Il già citato centinaio di servizi del welfare in favore dei cittadini baresi, con un focus specifico sulle persone che versano in condizioni di fragilità sociale e sanitaria, è caratterizzato dal trend in crescita per quei presidi che riguardano le persone anziane e con disabilità: in 756 hanno usufruito di servizi domiciliari, mentre l’affido garantisce l’assistenza a casa per 75 anziani e 26 pazienti con disabilità (anche con patologie psichiatriche) -, con il servizio di trasporto sociale e socio sanitario che interessa circa 600 utenti. Tendenza in aumento anche per gli interventi ed il contrasto alle povertà estreme e all’emergenza per la casa: più di mille persone sono state accolte nelle Case di comunità (per famiglie e adulti sfrattate o prive di un tetto), in 140 hanno trovato riparo nella Casa delle Culture, al San Paolo e oltre quattrocento hanno avuto ricovero notturno nella struttura Sole Luna e nel centro Andromeda. Hanno avuto il loro bel da fare anche il Pis (Pronto intervento sociale) e le Unità di strada territoriali, con quasi 2.300 situazioni di marginalità trattate frutto anche di segnalazioni di cittadini e istituzioni.

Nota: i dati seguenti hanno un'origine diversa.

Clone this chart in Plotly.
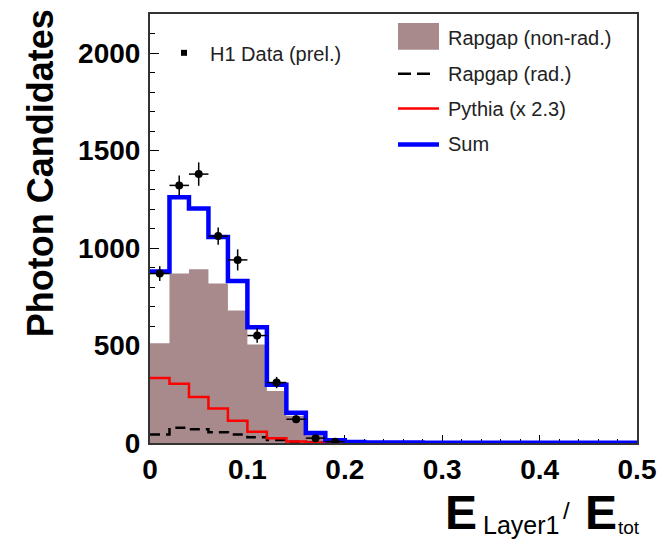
import plotly.graph_objects as go

# ---------------- data ----------------
bin_edges = [0.00, 0.02, 0.04, 0.06, 0.08, 0.10, 0.12, 0.14, 0.16, 0.18, 0.20,
             0.22, 0.24, 0.26, 0.28, 0.30, 0.32, 0.34, 0.36, 0.38, 0.40,
             0.42, 0.44, 0.46, 0.48, 0.50]

rapgap_nonrad = [512, 869, 891, 818, 679, 505, 267, 140, 40, 12, 4, 3, 2,
                 2, 1, 1, 1, 1, 0, 0, 0, 0, 0, 0, 0]
rapgap_rad = [44, 78, 70, 55, 44, 29, 15, 7, 3, 1, 1, 0, 0,
              0, 0, 0, 0, 0, 0, 0, 0, 0, 0, 0, 0]
pythia_x23 = [333, 304, 236, 177, 114, 58, 24, 8, 3, 2, 1, 1, 0,
              0, 0, 0, 0, 0, 0, 0, 0, 0, 0, 0, 0]
mc_sum = [880, 1260, 1202, 1056, 831, 593, 299, 155, 51, 14, 5, 3, 2,
          2, 1, 1, 1, 1, 1, 1, 1, 1, 1, 1, 1]

data_x = [0.01, 0.03, 0.05, 0.07, 0.09, 0.11, 0.13, 0.15, 0.17, 0.19]
data_y = [869, 1321, 1379, 1061, 939, 551, 310, 122, 25, 7]
data_err = [38, 51, 60, 44, 54, 37, 29, 20, 14, 6]
data_xerr = [0.01] * len(data_x)

x_ticks = [0, 0.1, 0.2, 0.3, 0.4, 0.5]
x_ticktext = ["0", "0.1", "0.2", "0.3", "0.4", "0.5"]
y_ticks = [0, 500, 1000, 1500, 2000]
y_ticktext = ["0", "500", "1000", "1500", "2000"]

BROWN = "#a88a8c"
FONT = "Liberation Sans"


def step(vals):
    xs = list(bin_edges)
    ys = list(vals) + [vals[-1]]
    return xs, ys


fig = go.Figure()

x, y = step(rapgap_nonrad)
fig.add_trace(go.Scatter(x=x, y=y, mode="lines", line=dict(shape="hv", width=0, color=BROWN),
                         fill="tozeroy", fillcolor=BROWN, hoverinfo="skip"))
x, y = step(rapgap_rad)
fig.add_trace(go.Scatter(x=x, y=y, mode="lines",
                         line=dict(shape="hv", width=2.5, color="black", dash="10px,6px")))
x, y = step(pythia_x23)
fig.add_trace(go.Scatter(x=x, y=y, mode="lines", line=dict(shape="hv", width=2.5, color="#ff0000")))
x, y = step(mc_sum)
fig.add_trace(go.Scatter(x=x, y=y, mode="lines", line=dict(shape="hv", width=4.5, color="#0000ff")))

fig.add_trace(go.Scatter(
    x=data_x, y=data_y, mode="markers",
    marker=dict(symbol="circle", size=8, color="black"),
    error_y=dict(type="data", array=data_err, width=0, thickness=1.5, color="black"),
    error_x=dict(type="data", array=data_xerr, width=0, thickness=1.5, color="black"),
))

# ---------------- layout helpers ----------------
# page body has an 8px default margin, so the figure is offset by (8, 8)
OFF = 8
PL, PT = 150, 12            # plot-area top-left in window pixels
PW, PH = 487, 431           # plot-area size
W, H = 671 - OFF, 541 - OFF
ML, MT = PL - OFF, PT - OFF
MR = W - ML - PW
MB = H - MT - PH


def px(xp):
    return (xp - PL) / PW


def py(yp):
    return (PT + PH - yp) / PH


shapes = []
annotations = []

# legend
shapes.append(dict(type="rect", xref="paper", yref="paper", x0=px(398), x1=px(439),
                   y0=py(48), y1=py(21), fillcolor=BROWN, line=dict(width=0)))
shapes.append(dict(type="line", xref="paper", yref="paper", x0=px(398), x1=px(434),
                   y0=py(72), y1=py(72), line=dict(color="black", width=2.5, dash="13px,6px")))
shapes.append(dict(type="line", xref="paper", yref="paper", x0=px(398), x1=px(439),
                   y0=py(107), y1=py(107), line=dict(color="#ff0000", width=2.5)))
shapes.append(dict(type="line", xref="paper", yref="paper", x0=px(398), x1=px(439),
                   y0=py(143), y1=py(143), line=dict(color="#0000ff", width=4.5)))
shapes.append(dict(type="rect", xref="paper", yref="paper", x0=px(181), x1=px(187),
                   y0=py(54), y1=py(48), fillcolor="black", line=dict(width=0)))

leg_font = dict(family=FONT, size=20, color="#222")
for txt, xx, yy in [("H1 Data (prel.)", 208, 52), ("Rapgap (non-rad.)", 446, 36),
                    ("Rapgap (rad.)", 446, 72), ("Pythia (x 2.3)", 446, 107),
                    ("Sum", 446, 143)]:
    annotations.append(dict(text=txt, xref="paper", yref="paper", x=px(xx), y=py(yy),
                            xanchor="left", yanchor="middle", showarrow=False, font=leg_font))

# y-axis title
annotations.append(dict(text="Photon Candidates", xref="paper", yref="paper",
                        x=px(40), y=py(172), xanchor="center", yanchor="middle",
                        textangle=-90, showarrow=False,
                        font=dict(family=FONT, size=36, color="black", weight="bold")))

# x-axis title pieces
big = dict(family=FONT, size=48, color="black", weight="bold")
annotations.append(dict(text="E", xref="paper", yref="paper", x=px(443), y=py(513),
                        xanchor="left", yanchor="middle", showarrow=False, font=big))
annotations.append(dict(text="Layer1", xref="paper", yref="paper", x=px(481), y=py(525),
                        xanchor="left", yanchor="middle", showarrow=False,
                        font=dict(family=FONT, size=25, color="black")))
annotations.append(dict(text="/", xref="paper", yref="paper", x=px(566), y=py(511),
                        xanchor="center", yanchor="middle", showarrow=False,
                        font=dict(family=FONT, size=24, color="black")))
annotations.append(dict(text="E", xref="paper", yref="paper", x=px(583), y=py(513),
                        xanchor="left", yanchor="middle", showarrow=False, font=big))
annotations.append(dict(text="tot", xref="paper", yref="paper", x=px(616), y=py(528),
                        xanchor="left", yanchor="middle", showarrow=False,
                        font=dict(family=FONT, size=19, color="black")))

tickfont = dict(family=FONT, size=28, color="black", weight="bold")

fig.update_layout(
    width=W, height=H,
    margin=dict(l=ML, r=MR, t=MT, b=MB, pad=0),
    paper_bgcolor="white", plot_bgcolor="white",
    showlegend=False,
    shapes=shapes, annotations=annotations,
    xaxis=dict(range=[0, 0.5], tickvals=x_ticks, ticktext=x_ticktext, ticks="inside",
               ticklen=8, tickwidth=1.2, tickcolor="black",
               minor=dict(dtick=0.02, tick0=0, ticks="inside", ticklen=4, tickwidth=1.2, tickcolor="black"),
               showline=True, linecolor="#333", linewidth=2, mirror=True,
               showgrid=False, zeroline=False, tickfont=tickfont, layer="below traces"),
    yaxis=dict(range=[0, 2200], tickvals=y_ticks, ticktext=y_ticktext, ticks="inside",
               ticklen=9, tickwidth=1.2, tickcolor="black",
               minor=dict(dtick=100, tick0=0, ticks="inside", ticklen=5, tickwidth=1.2, tickcolor="black"),
               showline=True, linecolor="#333", linewidth=2, mirror=True,
               showgrid=False, zeroline=False, tickfont=tickfont, layer="below traces",
               ticklabelstandoff=2),
)

fig.write_html("out.html")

Segno più anche per i servizi a tutela di infanzia e adolescenza, attraverso i centri di ascolto per le famiglie - che hanno fatto registrare un incremento di circa 800 cittadini -, e per l’affido minori, tra cui rientrano il progetto «Famiglie senza confini» per minori stranieri non accompagnati e il progetto «Pippi», che ha l’obiettivo di prevenire l’istituzionalizzazione di minori. Infine, grazie all’accordo col Tribunale dei Minori, l’assessorato al Welfare ha avviato la prima sperimentazione del Pim (Pronto intervento minori), in aggiunta all’esperienza degli educatori di strada e dei centri polivalenti per la prevenzione alla devianza.

Oggi poi, è prevista la presentazione del progetto «Upe» (Unità operativa di contrasto alla povertà estrema), promosso sempre dall’assessorato al Welfare, con l’obiettivo di prendersi in carico di persone in difficoltà, attivando misure di accompagnamento adeguate e personalizzate. L’iniziativa rientra nell’ambito dei nuovi servizi del Welfare ed è finalizzato ad ampliare gli interventi di emergenza a contrasto del rischio di grave emarginazione.

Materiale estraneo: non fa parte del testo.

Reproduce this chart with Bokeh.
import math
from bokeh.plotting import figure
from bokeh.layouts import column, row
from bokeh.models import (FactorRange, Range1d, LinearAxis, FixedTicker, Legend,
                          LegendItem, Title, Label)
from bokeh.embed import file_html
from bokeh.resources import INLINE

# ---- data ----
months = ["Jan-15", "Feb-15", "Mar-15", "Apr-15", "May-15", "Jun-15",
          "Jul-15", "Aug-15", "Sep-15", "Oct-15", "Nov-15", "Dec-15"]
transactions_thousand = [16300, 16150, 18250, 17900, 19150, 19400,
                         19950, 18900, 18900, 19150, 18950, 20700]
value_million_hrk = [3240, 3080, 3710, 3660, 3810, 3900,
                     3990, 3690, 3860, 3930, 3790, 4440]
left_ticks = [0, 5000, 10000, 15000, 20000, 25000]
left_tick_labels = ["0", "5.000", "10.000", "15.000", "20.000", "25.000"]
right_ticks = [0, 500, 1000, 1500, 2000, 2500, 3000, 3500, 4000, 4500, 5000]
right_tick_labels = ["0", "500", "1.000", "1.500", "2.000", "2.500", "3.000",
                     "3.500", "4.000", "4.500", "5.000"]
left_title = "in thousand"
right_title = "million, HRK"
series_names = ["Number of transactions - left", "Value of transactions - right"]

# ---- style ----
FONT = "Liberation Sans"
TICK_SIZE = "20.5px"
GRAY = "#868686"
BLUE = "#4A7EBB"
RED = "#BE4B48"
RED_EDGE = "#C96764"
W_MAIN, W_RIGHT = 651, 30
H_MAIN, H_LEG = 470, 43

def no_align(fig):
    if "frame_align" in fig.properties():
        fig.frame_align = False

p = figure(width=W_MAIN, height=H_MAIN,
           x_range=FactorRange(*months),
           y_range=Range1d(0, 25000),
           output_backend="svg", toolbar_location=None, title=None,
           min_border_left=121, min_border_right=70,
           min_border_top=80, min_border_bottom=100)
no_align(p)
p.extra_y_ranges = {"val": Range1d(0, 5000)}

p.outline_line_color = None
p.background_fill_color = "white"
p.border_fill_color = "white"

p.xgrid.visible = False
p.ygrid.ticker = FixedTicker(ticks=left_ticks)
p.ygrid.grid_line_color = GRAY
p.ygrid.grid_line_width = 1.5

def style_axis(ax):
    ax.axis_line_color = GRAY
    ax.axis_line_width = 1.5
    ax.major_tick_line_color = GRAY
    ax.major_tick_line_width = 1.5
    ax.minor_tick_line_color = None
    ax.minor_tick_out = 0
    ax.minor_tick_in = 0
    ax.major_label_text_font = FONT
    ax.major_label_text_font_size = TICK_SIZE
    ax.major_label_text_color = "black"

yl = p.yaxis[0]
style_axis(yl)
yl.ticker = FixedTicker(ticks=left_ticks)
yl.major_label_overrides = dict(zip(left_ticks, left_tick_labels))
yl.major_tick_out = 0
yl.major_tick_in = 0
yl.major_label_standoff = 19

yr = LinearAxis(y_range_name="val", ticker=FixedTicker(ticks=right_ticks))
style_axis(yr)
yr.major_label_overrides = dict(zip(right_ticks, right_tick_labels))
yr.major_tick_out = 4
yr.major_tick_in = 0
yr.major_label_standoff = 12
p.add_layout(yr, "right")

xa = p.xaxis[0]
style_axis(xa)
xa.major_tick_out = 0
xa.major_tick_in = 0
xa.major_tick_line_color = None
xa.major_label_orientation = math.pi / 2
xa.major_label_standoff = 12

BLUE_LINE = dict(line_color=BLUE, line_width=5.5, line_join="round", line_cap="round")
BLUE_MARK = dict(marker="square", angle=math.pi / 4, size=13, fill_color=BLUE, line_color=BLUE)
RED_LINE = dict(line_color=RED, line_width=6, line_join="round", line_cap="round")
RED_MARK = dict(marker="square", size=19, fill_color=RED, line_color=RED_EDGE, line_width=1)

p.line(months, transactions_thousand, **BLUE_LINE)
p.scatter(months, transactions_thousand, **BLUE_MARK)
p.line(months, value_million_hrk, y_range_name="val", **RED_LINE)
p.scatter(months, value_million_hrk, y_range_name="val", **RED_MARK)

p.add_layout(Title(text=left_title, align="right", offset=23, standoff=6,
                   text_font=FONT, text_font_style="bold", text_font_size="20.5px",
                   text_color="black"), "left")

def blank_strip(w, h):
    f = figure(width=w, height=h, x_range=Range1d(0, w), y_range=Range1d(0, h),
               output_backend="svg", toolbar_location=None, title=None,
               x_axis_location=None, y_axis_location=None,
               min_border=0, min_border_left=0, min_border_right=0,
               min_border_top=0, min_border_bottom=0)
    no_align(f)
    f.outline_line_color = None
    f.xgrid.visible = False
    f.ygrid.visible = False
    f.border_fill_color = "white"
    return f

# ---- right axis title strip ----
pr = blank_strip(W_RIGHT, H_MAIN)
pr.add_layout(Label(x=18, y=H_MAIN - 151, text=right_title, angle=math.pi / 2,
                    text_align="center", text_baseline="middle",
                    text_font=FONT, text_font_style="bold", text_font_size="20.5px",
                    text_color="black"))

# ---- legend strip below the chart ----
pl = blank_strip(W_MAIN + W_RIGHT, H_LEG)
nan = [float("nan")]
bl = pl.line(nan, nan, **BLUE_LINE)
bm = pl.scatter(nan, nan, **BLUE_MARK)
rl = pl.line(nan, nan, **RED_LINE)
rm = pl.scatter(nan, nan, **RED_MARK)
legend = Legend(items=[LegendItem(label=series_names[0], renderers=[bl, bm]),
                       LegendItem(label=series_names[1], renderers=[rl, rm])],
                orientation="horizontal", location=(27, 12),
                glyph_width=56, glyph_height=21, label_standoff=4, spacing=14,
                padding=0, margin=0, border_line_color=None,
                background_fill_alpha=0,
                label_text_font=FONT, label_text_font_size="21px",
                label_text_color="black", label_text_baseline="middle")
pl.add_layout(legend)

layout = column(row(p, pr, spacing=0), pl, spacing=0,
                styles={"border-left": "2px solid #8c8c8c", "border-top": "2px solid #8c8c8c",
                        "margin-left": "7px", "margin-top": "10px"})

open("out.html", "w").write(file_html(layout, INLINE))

«Si tratta del risultato di un lungo lavoro», commenta l’assessore al Welfare, Francesca Bottalico nel ringraziare «tutti coloro che hanno contribuito a progettare la programmazione sociale, che in questi anni ci sta permettendo di rispondere ai bisogni dei cittadini in una città e in un sistema sociale dove le istanze crescono, cambiano e sono sempre più complesse». «In questi anni, nonostante i tagli subiti dal sistema di welfare, siamo riusciti ad ampliare e consolidare i servizi esistenti migliorando i livelli qualitativi dell’offerta a partire dall’ascolto del territorio, raggiungendo un numero di persone sempre maggiore, anche tra fasce di popolazione che non si erano mai rivolte ai servizi sociali - aggiunge -. Inoltre abbiamo messo in campo politiche, modelli e strumenti innovativi e sperimentali attraverso servizi di prossimità anche “on the road”, servizi polifunzionali aperti a tutti e tutte, capaci di accogliere molteplici aspetti del bisogno, di lavorare sulla dimensione sociale ma anche culturale per realizzare una presa in carico degli utenti integrata, individuale e collettiva».